Stated exercise
Repeat the material exactly from its first line to the line that includes "Chart.register(...registerables);". Skip pictures.

Supplied material
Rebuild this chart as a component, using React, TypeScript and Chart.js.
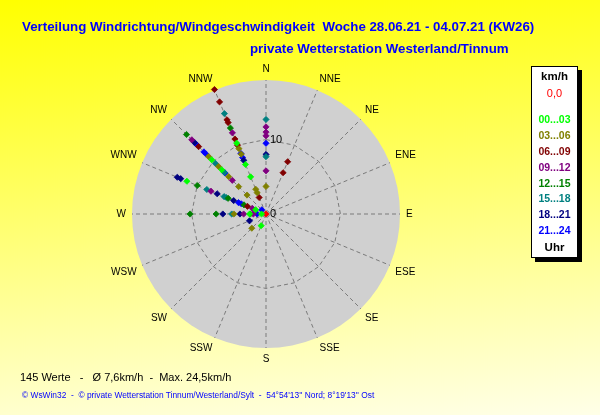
import React, { useEffect, useRef } from "react";
import { Chart, registerables } from "chart.js";

Chart.register(...registerables);

// ---- data -------------------------------------------------------------
const DIRECTIONS = ["N", "NNE", "NE", "ENE", "E", "ESE", "SE", "SSE", "S", "SSW", "SW", "WSW", "W", "WNW", "NW", "NNW"];
const RING_TICKS = [0, 10];
const SCALE_MAX = 18;

type Obs = [string, number]; // [direction, speed km/h]

const CALM: Obs[] = [["N", 0]];
const H00_03: Obs[] = [
  ["NNW", 10.3], ["NNW", 7.2], ["NNW", 5.4], ["NW", 10.3], ["NW", 8.4],
  ["WNW", 11.5], ["WNW", 1.5], ["W", 2.2], ["W", 0.6], ["SSW", 1.7],
];
const H03_06: Obs[] = [
  ["NNW", 9.5], ["NNW", 8.7], ["NNW", 3.6], ["NNW", 3.1], ["NW", 10.9], ["NW", 9.0],
  ["NW", 7.1], ["NW", 5.2], ["NW", 3.6], ["W", 4.3], ["SW", 2.7], ["N", 3.7],
];
const H06_09: Obs[] = [
  ["NNW", 18.1], ["NNW", 16.3], ["NNW", 13.7], ["NNW", 13.3], ["NNW", 10.9], ["NNW", 10.0],
  ["NNW", 2.4], ["NW", 12.8], ["WNW", 2.7], ["NNE", 7.6], ["NNE", 6.0],
];
const H09_12: Obs[] = [
  ["NNW", 11.8], ["NW", 14.1], ["NW", 6.4], ["WNW", 8.0], ["WNW", 2.0], ["W", 3.0],
  ["W", 1.7], ["N", 11.7], ["N", 11.0], ["N", 10.5], ["N", 5.8],
];
const H12_15: Obs[] = [
  ["NNW", 12.5], ["NW", 15.1], ["WNW", 10.0], ["WNW", 5.5], ["WNW", 3.2],
  ["W", 10.2], ["W", 6.7], ["W", 2.1],
];
const H15_18: Obs[] = [
  ["NNW", 14.6], ["NW", 9.6], ["NW", 7.9], ["WNW", 8.6], ["WNW", 6.1], ["WNW", 5.8],
  ["W", 4.6], ["N", 12.7], ["N", 7.7],
];
const H18_21: Obs[] = [
  ["NNW", 7.8], ["NW", 13.6], ["WNW", 12.9], ["WNW", 12.4], ["WNW", 7.1], ["WNW", 4.7],
  ["W", 5.8], ["W", 3.5], ["WSW", 2.4], ["N", 8.0],
];
const H21_24: Obs[] = [
  ["NNW", 8.8], ["NNW", 8.2], ["NW", 13.2], ["NW", 11.8], ["NW", 11.4], ["NW", 7.8],
  ["NW", 0.8], ["WNW", 4.0], ["WNW", 3.6], ["W", 1.2], ["N", 9.5],
];

const CLASS_LABELS = ["00...03", "03...06", "06...09", "09...12", "12...15", "15...18", "18...21", "21...24"];
const CLASS_COLORS = ["#00ff00", "#808000", "#800000", "#800080", "#008000", "#008080", "#000080", "#0000ff"];
const CLASS_DATA = [H00_03, H03_06, H06_09, H09_12, H12_15, H15_18, H18_21, H21_24];
const CALM_COLOR = "#ff0000";

const TITLE = "Verteilung Windrichtung/Windgeschwindigkeit  Woche 28.06.21 - 04.07.21 (KW26)";
const SUBTITLE = "private Wetterstation Westerland/Tinnum";
const STATS = "145 Werte   -   Ø 7,6km/h  -  Max. 24,5km/h";
const FOOTER = "© WsWin32  -  © private Wetterstation Tinnum/Westerland/Sylt  -  54°54'13'' Nord; 8°19'13'' Ost";

// ---- helpers ----------------------------------------------------------
function buildDatasets(points: Obs[], color: string) {
  const layers: (number | null)[][] = [];
  points.forEach(([dir, v]) => {
    const i = DIRECTIONS.indexOf(dir);
    let layer = layers.find((l) => l[i] === null);
    if (!layer) {
      layer = new Array(DIRECTIONS.length).fill(null);
      layers.push(layer);
    }
    layer[i] = v;
  });
  return layers.map((data) => ({
    data,
    showLine: false,
    fill: false,
    borderWidth: 0,
    backgroundColor: "transparent",
    borderColor: color,
    pointStyle: "rectRot",
    pointRadius: 3.1,
    pointBorderWidth: 0.8,
    pointBackgroundColor: color,
    pointBorderColor: color,
  }));
}

const FONT = '"Liberation Sans", Arial, Helvetica, sans-serif';

const discPlugin = {
  id: "disc",
  beforeDraw(chart: any) {
    const s = chart.scales.r;
    const ctx = chart.ctx;
    ctx.save();
    ctx.beginPath();
    ctx.arc(s.xCenter, s.yCenter, s.drawingArea, 0, Math.PI * 2);
    ctx.fillStyle = "#d0d0d0";
    ctx.fill();
    ctx.restore();
  },
};

const labelsPlugin = {
  id: "compassLabels",
  afterDraw(chart: any) {
    const s = chart.scales.r;
    const ctx = chart.ctx;
    ctx.save();
    ctx.fillStyle = "#000";
    ctx.textBaseline = "middle";
    ctx.font = "10px " + FONT;
    const n = DIRECTIONS.length;
    DIRECTIONS.forEach((label, i) => {
      const p = s.getPointPosition(i, s.drawingArea + 6);
      const deg = (360 / n) * i;
      let dy = 0;
      if (deg === 0 || deg === 180) {
        ctx.textAlign = "center";
        dy = deg === 0 ? -5 : 5;
      } else {
        ctx.textAlign = deg < 180 ? "left" : "right";
        dy = deg < 90 || deg > 270 ? -5 : deg === 90 || deg === 270 ? 0 : 5;
      }
      ctx.fillText(label, p.x, p.y + dy);
    });
    ctx.font = "11px " + FONT;
    ctx.textAlign = "left";
    RING_TICKS.forEach((v) => {
      ctx.fillText(String(v), s.xCenter + 4, s.yCenter - s.getDistanceFromCenterForValue(v));
    });
    ctx.restore();
  },
};

const legendLines: { text: string; color: string; y: number; size: number; bold: boolean }[] = [
  { text: "km/h", color: "#000", y: 76, size: 11.5, bold: true },
  { text: "0,0", color: CALM_COLOR, y: 92.5, size: 11, bold: false },
  ...CLASS_LABELS.map((t, i) => ({ text: t, color: CLASS_COLORS[i], y: 119.3 + i * 15.8, size: 10.5, bold: true })),
  { text: "Uhr", color: "#000", y: 246.7, size: 11.5, bold: true },
];

export default function App() {
  const ref = useRef<HTMLCanvasElement>(null);

  useEffect(() => {
    document.body.style.margin = "0";
    const datasets = [
      ...CLASS_DATA.flatMap((pts, i) => buildDatasets(pts, CLASS_COLORS[i])),
      ...buildDatasets(CALM, CALM_COLOR),
    ];
    const chart = new Chart(ref.current as HTMLCanvasElement, {
      type: "radar",
      data: { labels: DIRECTIONS, datasets: datasets as any },
      options: {
        responsive: false,
        animation: false,
        events: [],
        layout: { padding: { left: 132, top: 80, right: 200, bottom: 67 } },
        plugins: { legend: { display: false }, tooltip: { enabled: false }, title: { display: false } },
        scales: {
          r: {
            min: 0,
            max: SCALE_MAX,
            afterBuildTicks: (scale: any) => {
              scale.ticks = RING_TICKS.map((v) => ({ value: v }));
            },
            ticks: { display: false },
            pointLabels: { display: false },
            grid: { color: "#7a7a7a", lineWidth: 1, circular: false, borderDash: [4, 3] } as any,
            border: { dash: [4, 3] } as any,
            angleLines: { color: "#7a7a7a", lineWidth: 1, borderDash: [4, 3] },
          },
        },
      } as any,
      plugins: [discPlugin, labelsPlugin],
    });
    return () => chart.destroy();
  }, []);

  return (
    <div
      style={{
        position: "relative",
        width: 600,
        height: 415,
        overflow: "hidden",
        background: "linear-gradient(175deg, #ffff00 0%, #ffffe8 100%)",
        fontFamily: FONT,
      }}
    >
      <canvas ref={ref} width={600} height={415} style={{ position: "absolute", left: 0, top: 0, width: 600, height: 415 }} />
      <div style={{ position: "absolute", left: 22, top: 19, lineHeight: "16px", fontSize: 13.3, fontWeight: "bold", color: "#0000ff", whiteSpace: "pre" }}>
        {TITLE}
      </div>
      <div style={{ position: "absolute", left: 250, top: 41, lineHeight: "16px", fontSize: 13.3, fontWeight: "bold", color: "#0000ff", whiteSpace: "pre" }}>
        {SUBTITLE}
      </div>
      <div style={{ position: "absolute", left: 20, top: 370, lineHeight: "14px", fontSize: 11, color: "#000", whiteSpace: "pre" }}>
        {STATS}
      </div>
      <div style={{ position: "absolute", left: 22, top: 389, lineHeight: "12px", fontSize: 8.4, color: "#0000ff", whiteSpace: "pre" }}>
        {FOOTER}
      </div>
      <div
        style={{
          position: "absolute",
          left: 531,
          top: 66,
          width: 45,
          height: 190,
          background: "#fff",
          border: "1px solid #000",
          boxShadow: "4px 4px 0 #000",
        }}
      />
      {legendLines.map((l, i) => (
        <div
          key={i}
          style={{
            position: "absolute",
            left: 531,
            width: 47,
            top: l.y - 7,
            lineHeight: "14px",
            textAlign: "center",
            fontSize: l.size,
            fontWeight: l.bold ? "bold" : "normal",
            color: l.color,
            whiteSpace: "pre",
          }}
        >
          {l.text}
        </div>
      ))}
    </div>
  );
}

Correct result
Rebuild this chart as a component, using React, TypeScript and Chart.js.
import React, { useEffect, useRef } from "react";
import { Chart, registerables } from "chart.js";

Chart.register(...registerables);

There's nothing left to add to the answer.